Santander Product Recommendation应该是我参加kaggle的第一场比赛,虽然这场比赛最终只取得了103/1704(TOP 6%)的成绩,不过这场比赛让我熟悉了kaggle这个平台,结交了一些志同道合的kaggler。在持续的两个月的过程中,我进行了很多的尝试,学到了很多,下面对这场比赛进行个小结。
题目:根据西班牙Santander银行前17个月的商品购买记录以及用户属性去预测2016年6月每个用户最可能购买的商品(给出预测的7个商品,按可能性大小排列,评测指标用MAP@7)。

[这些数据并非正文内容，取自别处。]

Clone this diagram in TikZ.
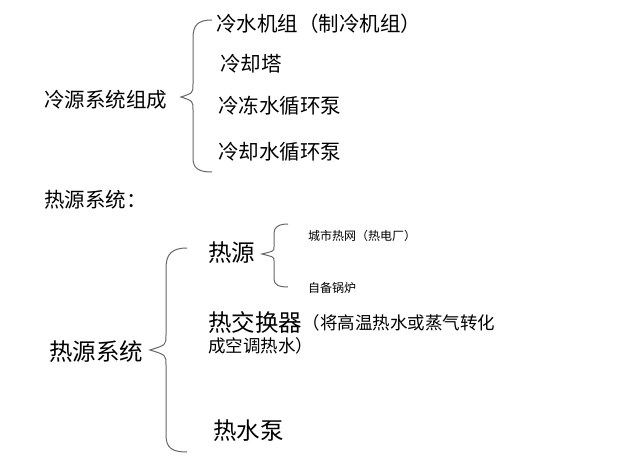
\documentclass[tikz,border=0pt]{standalone}
\usepackage{fontspec}
\setmainfont{Noto Sans CJK SC}
\begin{document}
\begin{tikzpicture}[x=1pt,y=-1pt,
  top/.style={anchor=west,inner sep=0,font=\fontsize{20.5}{24}\selectfont},
  big/.style={anchor=west,inner sep=0,font=\fontsize{23.5}{28}\selectfont},
  mid/.style={anchor=west,inner sep=0,font=\fontsize{17.5}{21}\selectfont},
  small/.style={anchor=west,inner sep=0,font=\fontsize{12}{14}\selectfont},
  br/.style={line width=1pt,draw=black!60}]
\useasboundingbox (0,0) rectangle (626,473);
\node[top] (l0) at (44,100) {冷源系统组成};
\node[top] (l1) at (216,24) {冷水机组（制冷机组）};
\node[top] (l2) at (220,64) {冷却塔};
\node[top] (l3) at (218,106) {冷冻水循环泵};
\node[top] (l4) at (218,152) {冷却水循环泵};
\node[top] (h0) at (44,200) {热源系统：};
\node[big] (h1) at (49,352) {热源系统};
\node[big] (r1) at (208,253) {热源};
\node[small] (s1) at (308,236) {城市热网（热电厂）};
\node[small] (s2) at (308,288) {自备锅炉};
\node[big] (r2) at (208,323) {热交换器};
\node[mid] (r2b) at (r2.east) {（将高温热水或蒸气转化};
\node[mid] (r2c) at (208,346) {成空调热水）};
\node[big] (r3) at (213,431) {热水泵};
\draw[br] (212,20) .. controls (198,20) and (193,25) .. (193,38) -- (193,84)
  .. controls (193,93) .. (181,97) .. controls (193,101) .. (193,110) -- (193,158)
  .. controls (193,168) and (198,172) .. (212,172);
\draw[br] (187,248) .. controls (172,248) and (166,254) .. (166,268) -- (166,335)
  .. controls (166,345) .. (150,350) .. controls (166,355) .. (166,365) -- (166,435)
  .. controls (166,448) and (172,452) .. (187,452);
\draw[br] (288,224) .. controls (279,224) and (274,227) .. (274,233) -- (274,247)
  .. controls (274,251) .. (262,254) .. controls (274,257) .. (274,261) -- (274,279)
  .. controls (274,285) and (279,287) .. (288,287);
\end{tikzpicture}
\end{document}
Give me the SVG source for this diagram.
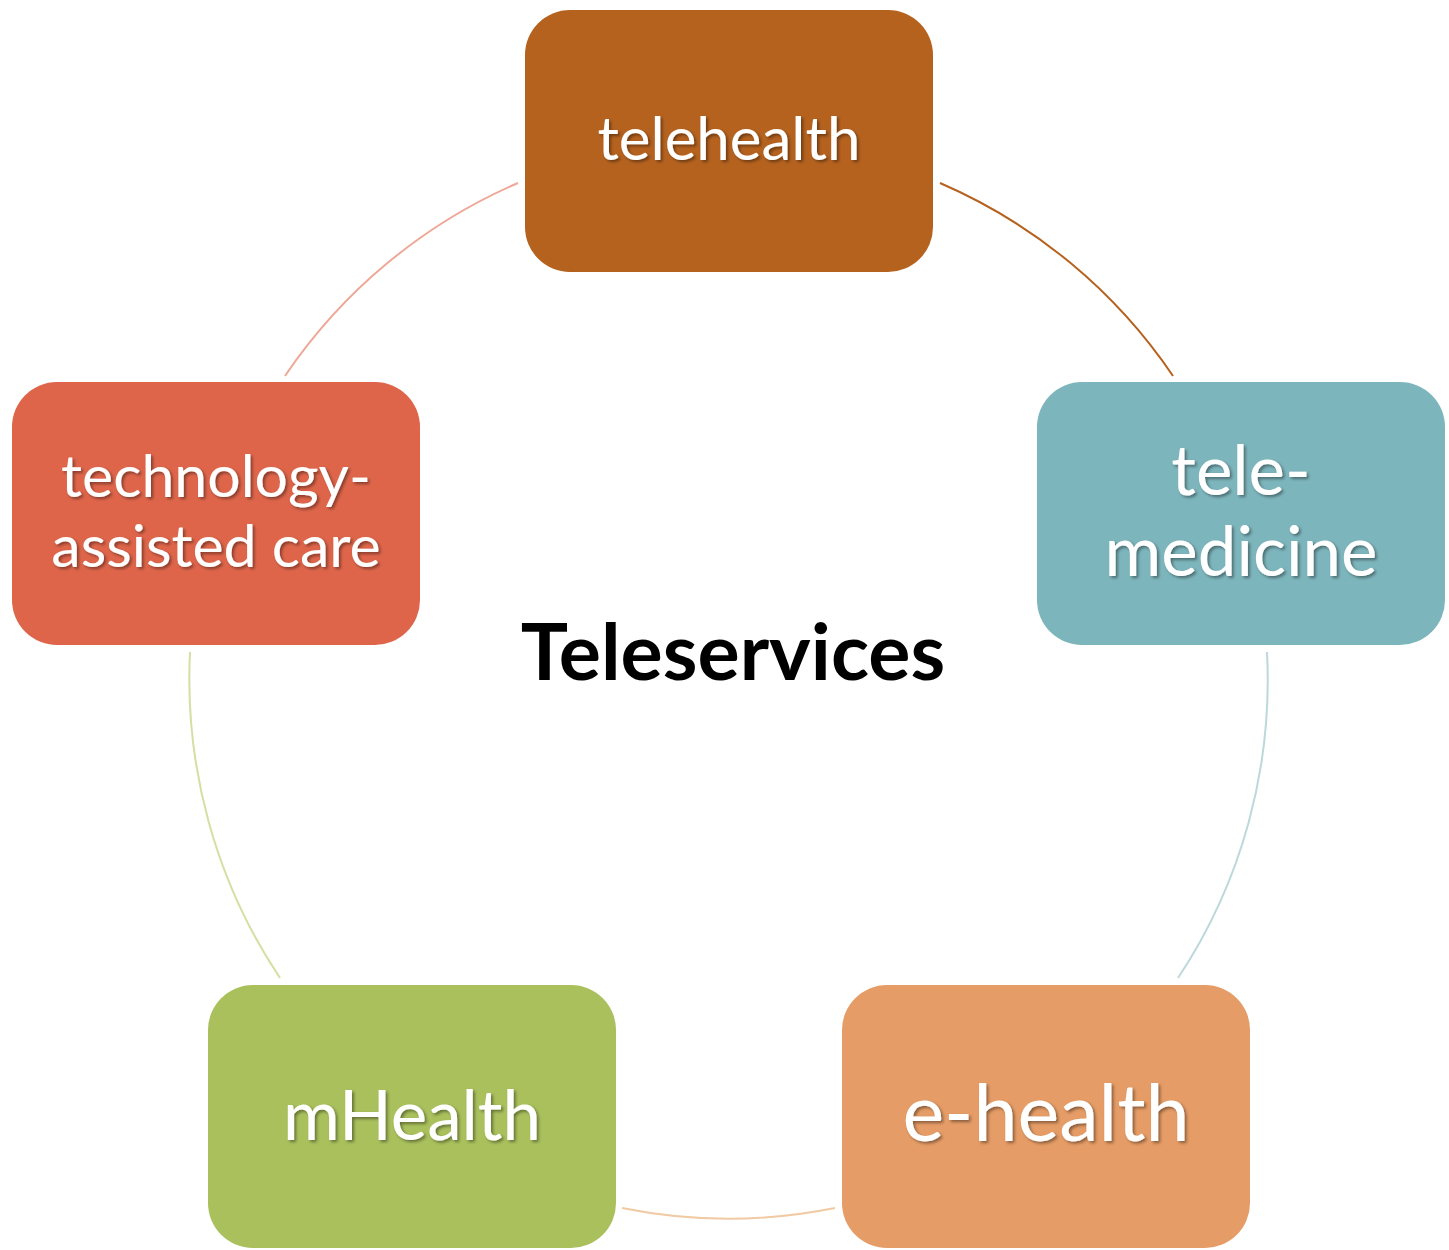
<svg xmlns="http://www.w3.org/2000/svg" width="1449" height="1250" viewBox="0 0 1449 1250">
<defs>
<filter id="ts" x="-10%" y="-10%" width="120%" height="130%">
<feDropShadow dx="2" dy="2" stdDeviation="1.5" flood-color="#000" flood-opacity="0.4"/>
</filter>
<style>
.box{stroke:none}
.lbl{font-family:Lato,"Open Sans","Liberation Sans",sans-serif;fill:#fff;text-anchor:middle;filter:url(#ts)}
.arc{fill:none;stroke-width:2}
.title{font-family:Lato,"Open Sans","Liberation Sans",sans-serif;font-weight:bold;font-size:79px;fill:#000;text-anchor:middle}
</style>
</defs>
<rect width="1449" height="1250" fill="#fff"/>
<g id="connectors">
<path class="arc" d="M 940 183 A 539 539 0 0 1 1173 376" stroke="#B5621F"/>
<path class="arc" d="M 1267 652 A 539 539 0 0 1 1178 978" stroke="#BDD8DC"/>
<path class="arc" d="M 835 1208 A 539 539 0 0 1 622 1208" stroke="#F1C9A3"/>
<path class="arc" d="M 280 978 A 539 539 0 0 1 190 652" stroke="#D4DFA3"/>
<path class="arc" d="M 285 376 A 539 539 0 0 1 518 183" stroke="#EEA898"/>
</g>
<g id="center">
<text class="title" x="733" y="680">Teleservices</text>
</g>
<g id="telehealth">
<rect class="box" x="525" y="10" width="408" height="262" rx="45" fill="#B5621F"/>
<text class="lbl" x="729" y="160" font-size="60">telehealth</text>
</g>
<g id="telemedicine">
<rect class="box" x="1037" y="382" width="408" height="263" rx="45" fill="#7DB5BC"/>
<text class="lbl" x="1241" y="495" font-size="69">tele-</text>
<text class="lbl" x="1241" y="576" font-size="69">medicine</text>
</g>
<g id="ehealth">
<rect class="box" x="842" y="985" width="408" height="263" rx="45" fill="#E59C66"/>
<text class="lbl" x="1046" y="1141" font-size="79">e-health</text>
</g>
<g id="mhealth">
<rect class="box" x="208" y="985" width="408" height="263" rx="45" fill="#A9C05C"/>
<text class="lbl" x="412" y="1140" font-size="69">mHealth</text>
</g>
<g id="techcare">
<rect class="box" x="12" y="382" width="408" height="263" rx="45" fill="#DE654A"/>
<text class="lbl" x="216" y="497" font-size="59">technology-</text>
<text class="lbl" x="216" y="567" font-size="59">assisted care</text>
</g>
</svg>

降低电脑使用内存:这题的数据量很大,在两个月的比赛过程中,本博主的电脑死机不下50次。本博主参加kaggle这题后,买了根8g的内存条把自己的电脑内存扩充到14g,可是还是经常会死机(程序写的太复杂或者应用软件开的过多)。处理数据如果读入一行处理一行,内存的占用率不会太大,可是这样对数据进行分组聚合和一些统计的处理会显得很麻烦。所以由于本博主处理能力有限,每次都是将整个表读入内存再进行处理,虽然很占内存,可是预处理提取特征这些操作会相对容易实现。这里用pandas的read_csv把2g的数据读到内存会占用10g的内存,因此我们读数据时可以通过改变数据读入的类型(将float64设置成int8读入)或者只读入需要的列,来减少内存的使用。另外,在编程过程中应及时删除一些不用的表来释放内存。
缺失值处理:这里只想说我在比赛过程中遇到的一个坑,csv中缺失的数据(为空)在采用不同的读入方式会呈现不同的结果。采用csv.DictReader( )会将csv中的缺失值读为' ',而用pd.read_csv( )会将缺失值读为nan。剩下的在缺失值的处理中要注意的就是数据类型的转换。
模型:这题发布的第一个月,各位kaggler尝试了各种方法模型,效果都不是很好。后来在BreakfastPirate发布了一条论坛介绍了自己的思路后(由于6月是商品销售分布和其它月差别很大,因此使用xgboost多分类用训练集里的6月去预测测试集6月,这样也大大减小了训练集),比赛排行榜上各种上升,各位kaggler都在此思路上进行特征工程来提高自己的分数。可能是本博主水平略差,我将自己能想到的特征都尝试了一遍可是分数依然提高不多,在比赛最后7天,我没有任何突破,名次掉了30多,哎,真的不会啊,每次加完特征都没提升,有时还会下降,我特么都开始怀疑人生了。此外,这题ensemble没什么用。
特征工程:lag-5特征,renta等属性分组购买率,各种sum,一些商品组合的求和及编码。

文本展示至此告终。